I support that attitude in general for Wikimedia, but it's been said it's not relevant to the toolserver and in particular is not relevant to this discussion, so there's no reason to talk about it further.
This leads to my other disagreement, which is about sentences like: "nobody showed the tools = no need for wints". I am pretty sure there is bunch of Windows programmers out there who don't participate with their brains because they simply don't have a conditions to. I'd say if there was a Windows toolserver it would attract other people with new ideas and tools, because they will have an opportunity to do so.

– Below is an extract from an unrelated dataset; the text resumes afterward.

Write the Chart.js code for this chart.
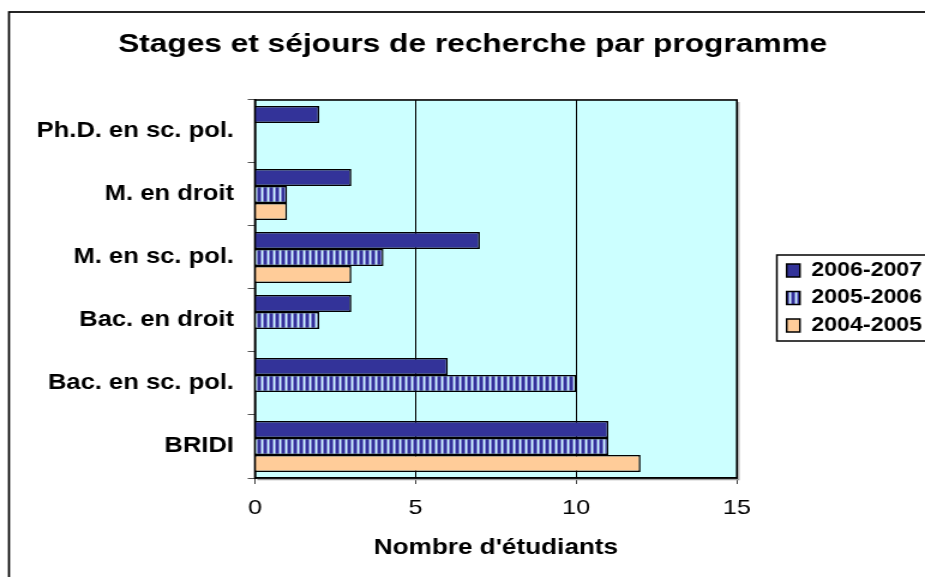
<!DOCTYPE html>
<html><head><meta charset="utf-8">
<script src="https://cdn.jsdelivr.net/npm/chart.js@4.4.1/dist/chart.umd.min.js"></script>
<style>html,body{margin:0;padding:0;background:#fff;overflow:hidden}canvas{display:block}</style>
</head><body>
<canvas id="c" width="771" height="577" style="width:925px;height:577px"></canvas>
<script>
// ---- data ----
const categories = ['Ph.D. en sc. pol.', 'M. en droit', 'M. en sc. pol.', 'Bac. en droit', 'Bac. en sc. pol.', 'BRIDI'];
const seriesLabels = ['2006-2007', '2005-2006', '2004-2005'];
const values2006 = [2, 3, 7, 3, 6, 11];
const values2005 = [0, 1, 4, 2, 10, 11];
const values2004 = [0, 1, 3, 0, 0, 12];
const xTickValues = [0, 5, 10, 15];
const chartTitle = 'Stages et séjours de recherche par programme';
const xAxisTitle = "Nombre d'étudiants";

// ---- layout (canvas is drawn at 771px and stretched to 925px) ----
const W = 771, H = 577;
const PLOT_LEFT = 212.5, PLOT_RIGHT = 614.2, PLOT_TOP = 100, PLOT_BOTTOM = 478;
const PAD_LEFT = 17;
const FONT = "'Liberation Sans', Arial, Helvetica, sans-serif";
const NAVY = '#333399', PEACH = '#ffcc99', PLOT_BG = '#ccffff';

const canvas = document.getElementById('c');
const ctx = canvas.getContext('2d');

function stripePattern() {
  const p = document.createElement('canvas');
  p.width = 5; p.height = 4;
  const g = p.getContext('2d');
  const cols = ['#333399', '#333399', '#7777cc', '#ccffff', '#8c8cd6'];
  cols.forEach((c, i) => { g.fillStyle = c; g.fillRect(i, 0, 1, 4); });
  return ctx.createPattern(p, 'repeat');
}

const decor = {
  id: 'decor',
  beforeDraw(chart) {
    const c = chart.ctx, a = chart.chartArea;
    c.save();
    c.fillStyle = '#fff';
    c.fillRect(0, 0, chart.width, chart.height);
    c.strokeStyle = '#000';
    c.lineWidth = 1.7;
    c.strokeRect(7.5, 12, chart.width + 20, chart.height + 20);
    c.fillStyle = PLOT_BG;
    c.fillRect(a.left, a.top, a.right - a.left, a.bottom - a.top);
    c.restore();
  },
  afterLayout(chart) {
    const L = chart.legend;
    if (L) {
      L.left = 647.5; L.right = L.left + L.width;
      L.top = 252.6; L.bottom = L.top + 200;
    }
  },
  afterDraw(chart) {
    const c = chart.ctx, a = chart.chartArea;
    c.save();
    c.strokeStyle = '#a0a0a0';
    c.lineWidth = 1.2;
    c.beginPath();
    c.moveTo(a.left + 2, a.bottom + 1.6);
    c.lineTo(a.right + 1.6, a.bottom + 1.6);
    c.lineTo(a.right + 1.6, a.top + 2);
    c.stroke();
    c.strokeStyle = '#000';
    c.lineWidth = 1.6;
    c.strokeRect(a.left, a.top, a.right - a.left, a.bottom - a.top);
    c.lineWidth = 1.5;
    c.strokeRect(647.5, 255, 200, 86);
    c.restore();
  }
};

const common = { borderColor: '#000', borderWidth: 1.5, barPercentage: 1.0, categoryPercentage: 0.81 };

new Chart(ctx, {
  type: 'bar',
  data: {
    labels: categories,
    datasets: [
      Object.assign({ label: seriesLabels[0], data: values2006, backgroundColor: NAVY }, common),
      Object.assign({ label: seriesLabels[1], data: values2005, backgroundColor: stripePattern() }, common),
      Object.assign({ label: seriesLabels[2], data: values2004, backgroundColor: PEACH }, common)
    ]
  },
  options: {
    indexAxis: 'y',
    responsive: false,
    devicePixelRatio: 1,
    animation: false,
    events: [],
    layout: { padding: { left: PAD_LEFT, right: 0, top: 0, bottom: 0 } },
    scales: {
      x: {
        type: 'linear', position: 'bottom', min: 0, max: 15,
        afterBuildTicks: s => { s.ticks = xTickValues.map(v => ({ value: v })); },
        afterFit: s => { s.height = H - PLOT_BOTTOM; },
        grid: { color: '#000', lineWidth: 1, tickColor: '#444', tickLength: 6, drawTicks: true },
        border: { display: true, color: '#000', width: 1.5 },
        ticks: { color: '#000', padding: 12, font: { family: FONT, size: 21 } },
        title: { display: true, text: xAxisTitle, color: '#000', font: { family: FONT, size: 21.8, weight: 'bold' }, padding: { top: 4, bottom: 16 } }
      },
      y: {
        type: 'category', position: 'left', offset: true,
        afterFit: s => { s.width = PLOT_LEFT - PAD_LEFT; },
        grid: { offset: true, drawOnChartArea: false, drawTicks: true, tickLength: 6, tickColor: '#555' },
        border: { display: true, color: '#000', width: 1.5 },
        ticks: { color: '#000', padding: 11.5, autoSkip: false, font: { family: FONT, size: 21.3, weight: 'bold' } }
      },
      y2: {
        type: 'linear', position: 'right', display: true,
        grid: { display: false, drawTicks: false },
        border: { display: false },
        ticks: { display: false },
        afterFit: s => { const L = s.chart.legend; s.width = Math.max(0, W - (L ? L.width : 0) - PLOT_RIGHT); }
      }
    },
    plugins: {
      title: {
        display: true, text: chartTitle, color: '#000',
        font: { family: FONT, size: 26.4, weight: 'bold' },
        padding: { top: 29, bottom: 39.3 }
      },
      legend: {
        position: 'right', align: 'start',
        labels: { color: '#000', boxWidth: 11, boxHeight: 13, padding: 8.2, font: { family: FONT, size: 19.3, weight: 'bold' } }
      },
      tooltip: { enabled: false }
    }
  },
  plugins: [decor]
});
</script>
</body></html>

Sure, quite possibly -- I'm just saying that it seems like a bad idea to spend money belonging to either the Wikimedia Foundation or any of its local chapters on a new OS if you have don't have reason to believe it will actually give any benefit to Wikimedia users. It seems logical to me to say that you should at least have one project that will run only if we have a Windows toolserver, because otherwise I don't see any benefit to anyone. The toolserver enables people to run tools if they either don't have their own server space or really need database access; that's basically the only benefit to anyone.
I guess you could argue that it's inevitable someone will want to use it eventually, for some app they wouldn't have otherwise written. It just seems sensible to me to find that person *before* you pay a few hundred dollars, rather than paying it and only then waiting for him to turn up.
Also thanks to Sebmol who pointed out that every single person is master of its time. So, please, don't tell people to waste an hour of their free time to create one tool if they can utilize the same hour to create five tools. The world isn't single colored. We have wide palette of programming/scripting languages and different people are familiar with different languages. I am not pushing you to use those I use, don't push me to use those you use.
This is, again, off-topic. I'll respond off-list.